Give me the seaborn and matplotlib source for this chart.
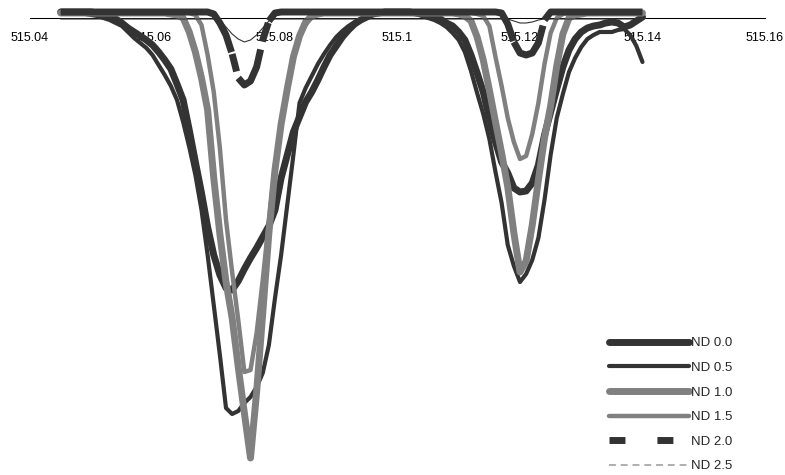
import numpy as np
import pandas as pd
import matplotlib
matplotlib.use("Agg")
import matplotlib.pyplot as plt
from matplotlib.lines import Line2D
from matplotlib.collections import LineCollection
import seaborn as sns

# Wavelength grid (nm), 1 pm sampling
wavelength = np.round(np.linspace(515.045, 515.140, 96), 3)

nd_00 = [
    0.015, 0.015, 0.015, 0.015, 0.015, 0.015, 0.0125, 0.01, 0.005, -0.0025,
    -0.0125, -0.025, -0.035, -0.045, -0.055, -0.0675, -0.085, -0.105, -0.1275, -0.165,
    -0.205, -0.28, -0.36, -0.4375, -0.5225, -0.5925, -0.6425, -0.675, -0.68, -0.6575,
    -0.6275, -0.6, -0.575, -0.5475, -0.52, -0.48, -0.4, -0.3425, -0.285, -0.2475,
    -0.21, -0.185, -0.155, -0.1225, -0.0925, -0.07, -0.0475, -0.03, -0.015, -0.005,
    0.0025, 0.01, 0.0125, 0.015, 0.015, 0.015, 0.015, 0.015, 0.0125, 0.01,
    0.0075, 0.0025, -0.0025, -0.0125, -0.02, -0.035, -0.055, -0.0925, -0.1375, -0.185,
    -0.25, -0.31, -0.36, -0.3875, -0.425, -0.435, -0.4325, -0.4125, -0.3675, -0.2925,
    -0.235, -0.1775, -0.1225, -0.08, -0.0525, -0.035, -0.025, -0.02, -0.0175, -0.0125,
    -0.01, -0.0125, -0.0225, -0.0175, -0.0075, 0.0025,
]

nd_05 = [
    0.0125, 0.0125, 0.0125, 0.0125, 0.01, 0.0075, 0.005, 0.0, -0.005, -0.0125,
    -0.02, -0.035, -0.05, -0.0625, -0.075, -0.0925, -0.1175, -0.1425, -0.17, -0.205,
    -0.26, -0.3225, -0.3925, -0.48, -0.5925, -0.7175, -0.8425, -0.975, -0.99, -0.9825,
    -0.9625, -0.9475, -0.9225, -0.8875, -0.8175, -0.7, -0.5925, -0.4675, -0.3425, -0.2125,
    -0.175, -0.145, -0.115, -0.09, -0.0675, -0.0475, -0.0325, -0.02, -0.01, -0.0025,
    0.005, 0.01, 0.0125, 0.0125, 0.0125, 0.0125, 0.0125, 0.01, 0.01, 0.005,
    0.0, -0.005, -0.0125, -0.0225, -0.0375, -0.055, -0.085, -0.1325, -0.1875, -0.24,
    -0.3025, -0.385, -0.4625, -0.5675, -0.62, -0.66, -0.64, -0.605, -0.55, -0.455,
    -0.3425, -0.25, -0.19, -0.135, -0.1, -0.0725, -0.0525, -0.0425, -0.035, -0.035,
    -0.035, -0.03, -0.0275, -0.0425, -0.07, -0.11,
]

nd_10 = [
    0.0125, 0.0125, 0.0125, 0.0125, 0.0125, 0.0125, 0.0125, 0.0125, 0.0125, 0.0125,
    0.0125, 0.0125, 0.0125, 0.0125, 0.0125, 0.0125, 0.0125, 0.0125, 0.01, 0.0075,
    0.0, -0.035, -0.085, -0.15, -0.23, -0.4, -0.54, -0.66, -0.75, -0.8725,
    -0.9875, -1.1, -0.935, -0.7375, -0.5375, -0.38, -0.265, -0.1775, -0.0975, -0.045,
    -0.01, 0.005, 0.01, 0.0125, 0.0125, 0.0125, 0.0125, 0.0125, 0.0125, 0.0125,
    0.0125, 0.0125, 0.0125, 0.0125, 0.0125, 0.0125, 0.0125, 0.0125, 0.0125, 0.0125,
    0.0125, 0.0125, 0.0125, 0.0125, 0.0125, 0.01, 0.005, -0.0075, -0.0475, -0.105,
    -0.18, -0.26, -0.3375, -0.4225, -0.5375, -0.635, -0.6075, -0.5175, -0.405, -0.3,
    -0.22, -0.12, -0.04, 0.0, 0.0075, 0.01, 0.0125, 0.0125, 0.0125, 0.0125,
    0.0125, 0.0125, 0.0125, 0.0125, 0.0125, 0.0125,
]

nd_15 = [
    0.0125, 0.0125, 0.0125, 0.0125, 0.0125, 0.0125, 0.0125, 0.0125, 0.0125, 0.0125,
    0.0125, 0.0125, 0.0125, 0.0125, 0.0125, 0.0125, 0.0125, 0.0125, 0.0125, 0.0125,
    0.0125, 0.0125, 0.0075, -0.0175, -0.0925, -0.185, -0.325, -0.505, -0.635, -0.755,
    -0.885, -0.88, -0.7875, -0.655, -0.5075, -0.3675, -0.2675, -0.18, -0.1, -0.0475,
    -0.0175, 0.0025, 0.01, 0.0125, 0.0125, 0.0125, 0.0125, 0.0125, 0.0125, 0.0125,
    0.0125, 0.0125, 0.0125, 0.0125, 0.0125, 0.0125, 0.0125, 0.0125, 0.0125, 0.0125,
    0.0125, 0.0125, 0.0125, 0.0125, 0.0125, 0.0125, 0.0125, 0.0125, 0.01, 0.005,
    -0.02, -0.0975, -0.17, -0.25, -0.31, -0.3525, -0.345, -0.29, -0.2125, -0.115,
    -0.0375, 0.0, 0.01, 0.0125, 0.0125, 0.0125, 0.0125, 0.0125, 0.0125, 0.0125,
    0.0125, 0.0125, 0.0125, 0.0125, 0.0125, 0.0125,
]

nd_20 = [
    0.015, 0.015, 0.015, 0.015, 0.015, 0.015, 0.015, 0.015, 0.015, 0.015,
    0.015, 0.015, 0.015, 0.015, 0.015, 0.015, 0.015, 0.015, 0.015, 0.015,
    0.015, 0.015, 0.015, 0.015, 0.015, 0.01, -0.0125, -0.0425, -0.09, -0.15,
    -0.1675, -0.1575, -0.1225, -0.055, -0.0075, 0.0125, 0.015, 0.015, 0.015, 0.015,
    0.015, 0.015, 0.015, 0.015, 0.015, 0.015, 0.015, 0.015, 0.015, 0.015,
    0.015, 0.015, 0.015, 0.015, 0.015, 0.015, 0.015, 0.015, 0.015, 0.015,
    0.015, 0.015, 0.015, 0.015, 0.015, 0.015, 0.015, 0.015, 0.015, 0.015,
    0.015, 0.015, 0.0125, -0.015, -0.06, -0.0875, -0.0925, -0.0875, -0.0625, -0.005,
    0.015, 0.015, 0.015, 0.015, 0.015, 0.015, 0.015, 0.015, 0.015, 0.015,
    0.015, 0.015, 0.015, 0.015, 0.015, 0.015,
]

nd_25 = [
    -0.0025, -0.0025, -0.0025, -0.0025, -0.0025, -0.0025, -0.0025, -0.0025, -0.0025, -0.0025,
    -0.0025, -0.0025, -0.0025, -0.0025, -0.0025, -0.0025, -0.0025, -0.0025, -0.0025, -0.0025,
    -0.0025, -0.0025, -0.0025, -0.0025, -0.0025, -0.0025, -0.005, -0.0225, -0.04, -0.0525,
    -0.06, -0.055, -0.0425, -0.025, -0.0075, -0.0025, -0.0025, -0.0025, -0.0025, -0.0025,
    -0.0025, -0.0025, -0.0025, -0.0025, -0.0025, -0.0025, -0.0025, -0.0025, -0.0025, -0.0025,
    -0.0025, -0.0025, -0.0025, -0.0025, -0.0025, -0.0025, -0.0025, -0.0025, -0.0025, -0.0025,
    -0.0025, -0.0025, -0.0025, -0.0025, -0.0025, -0.0025, -0.0025, -0.0025, -0.0025, -0.0025,
    -0.0025, -0.0025, -0.0025, -0.0025, -0.0075, -0.0125, -0.0125, -0.01, -0.005, -0.0025,
    -0.0025, -0.0025, -0.0025, -0.0025, -0.0025, -0.0025, -0.0025, -0.0025, -0.0025, -0.0025,
    -0.0025, -0.0025, -0.0025, -0.0025, -0.0025, -0.0025,
]

series_names = ["ND 0.0", "ND 0.5", "ND 1.0", "ND 1.5", "ND 2.0", "ND 2.5"]
series_values = [nd_00, nd_05, nd_10, nd_15, nd_20, nd_25]
tick_values = [515.04, 515.06, 515.08, 515.10, 515.12, 515.14, 515.16]
tick_labels = ["515.04", "515.06", "515.08", "515.1", "515.12", "515.14", "515.16"]

df = pd.concat(
    [pd.DataFrame({"wavelength": wavelength, "signal": vals, "filter": name})
     for name, vals in zip(series_names, series_values)],
    ignore_index=True,
)

DARK = "#333333"
GREY = "#808080"
line_styles = {
    "ND 0.0": dict(color=DARK, lw=5.0, dash_px=None),
    "ND 0.5": dict(color=DARK, lw=3.0, dash_px=None),
    "ND 1.0": dict(color=GREY, lw=5.0, dash_px=None),
    "ND 1.5": dict(color=GREY, lw=3.2, dash_px=None),
    "ND 2.0": dict(color=DARK, lw=5.0, dash_px=(18.0, 8.0)),
    "ND 2.5": dict(color=DARK, lw=0.8, dash_px=None),
}


def restarted_dash_runs(xy, trans, on_px, off_px):
    """Split a polyline into solid runs, restarting the dash pattern at every
    vertex (segments shorter than one dash stay solid)."""
    pts = trans.transform(xy)
    runs, current = [], [xy[0]]
    period = on_px + off_px
    for k in range(len(xy) - 1):
        p0, p1 = xy[k], xy[k + 1]
        length = np.hypot(*(pts[k + 1] - pts[k]))
        if length <= on_px:
            current.append(p1)
            continue
        start = 0.0
        while start < length:
            end = min(start + on_px, length)
            a = p0 + (p1 - p0) * (start / length)
            b = p0 + (p1 - p0) * (end / length)
            if start > 0.0:
                current = [a]
            current.append(b)
            if end < length:
                runs.append(np.array(current))
                current = []
            start += period
        if not current:
            current = [p1]
    if len(current) > 1:
        runs.append(np.array(current))
    return runs


sns.set_style("white")
plt.rcParams["font.family"] = ["Liberation Sans", "DejaVu Sans"]

fig = plt.figure(figsize=(7.85, 4.75), dpi=100)
ax = fig.add_axes([30 / 785, 0.0, 735 / 785, 1.0])
ax.set_xlim(515.04, 515.16)
ax.set_ylim(-1.1425, 0.045)

for name in series_names:
    st = line_styles[name]
    sub = df[df["filter"] == name]
    sns.lineplot(data=sub, x="wavelength", y="signal", ax=ax, color=st["color"],
                 linewidth=st["lw"], estimator=None, sort=False, legend=False)
    line = ax.lines[-1]
    line.set_solid_capstyle("round")
    line.set_solid_joinstyle("round")
    if st["dash_px"] is not None:
        ax.set_xlim(515.04, 515.16)
        ax.set_ylim(-1.1425, 0.045)
        runs = restarted_dash_runs(line.get_xydata(), ax.transData, *st["dash_px"])
        lc = LineCollection(runs, colors=st["color"], linewidths=st["lw"],
                            capstyle="butt", joinstyle="round",
                            zorder=line.get_zorder())
        ax.add_collection(lc)
        line.remove()

ax.set_xlim(515.04, 515.16)
ax.set_ylim(-1.1425, 0.045)

for side in ("top", "left", "right"):
    ax.spines[side].set_visible(False)
ax.spines["bottom"].set_position(("data", 0.0))
ax.spines["bottom"].set_color("#000000")
ax.spines["bottom"].set_linewidth(0.75)
ax.spines["bottom"].set_zorder(0.5)

ax.set_xticks(tick_values)
ax.set_xticklabels(tick_labels)
ax.tick_params(axis="x", direction="out", length=3, width=0.75, color="#000000",
               pad=7, labelsize=9, labelcolor="#000000")
ax.set_yticks([])
ax.set_xlabel("")
ax.set_ylabel("")
ax.grid(False)
ax.patch.set_alpha(0)

handles = [
    Line2D([], [], color=DARK, lw=5.0, solid_capstyle="round"),
    Line2D([], [], color=DARK, lw=3.0, solid_capstyle="round"),
    Line2D([], [], color=GREY, lw=5.0, solid_capstyle="round"),
    Line2D([], [], color=GREY, lw=3.2, solid_capstyle="round"),
    Line2D([], [], color=DARK, lw=5.0, dashes=(2.3, 4.6), dash_capstyle="butt"),
    Line2D([], [], color="#999999", lw=1.1, dashes=(4.5, 3.2), dash_capstyle="butt"),
]
fig.legend(handles, series_names, loc="upper left",
           bbox_to_anchor=(609 / 785, 1 - 337 / 475), frameon=False,
           fontsize=9.5, handlelength=6.1, handletextpad=0.12,
           labelspacing=0.94, borderpad=0.0, borderaxespad=0.0)

fig.savefig("out.png", dpi=100)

## REQUEST
Restate only the lines running from the start of the material above through the line containing "wavelength = np.round(np.linspace(515.045, 515.140, 96), 3)", ends included. No pictures.

## IN RESPONSE
Give me the seaborn and matplotlib source for this chart.
import numpy as np
import pandas as pd
import matplotlib
matplotlib.use("Agg")
import matplotlib.pyplot as plt
from matplotlib.lines import Line2D
from matplotlib.collections import LineCollection
import seaborn as sns

# Wavelength grid (nm), 1 pm sampling
wavelength = np.round(np.linspace(515.045, 515.140, 96), 3)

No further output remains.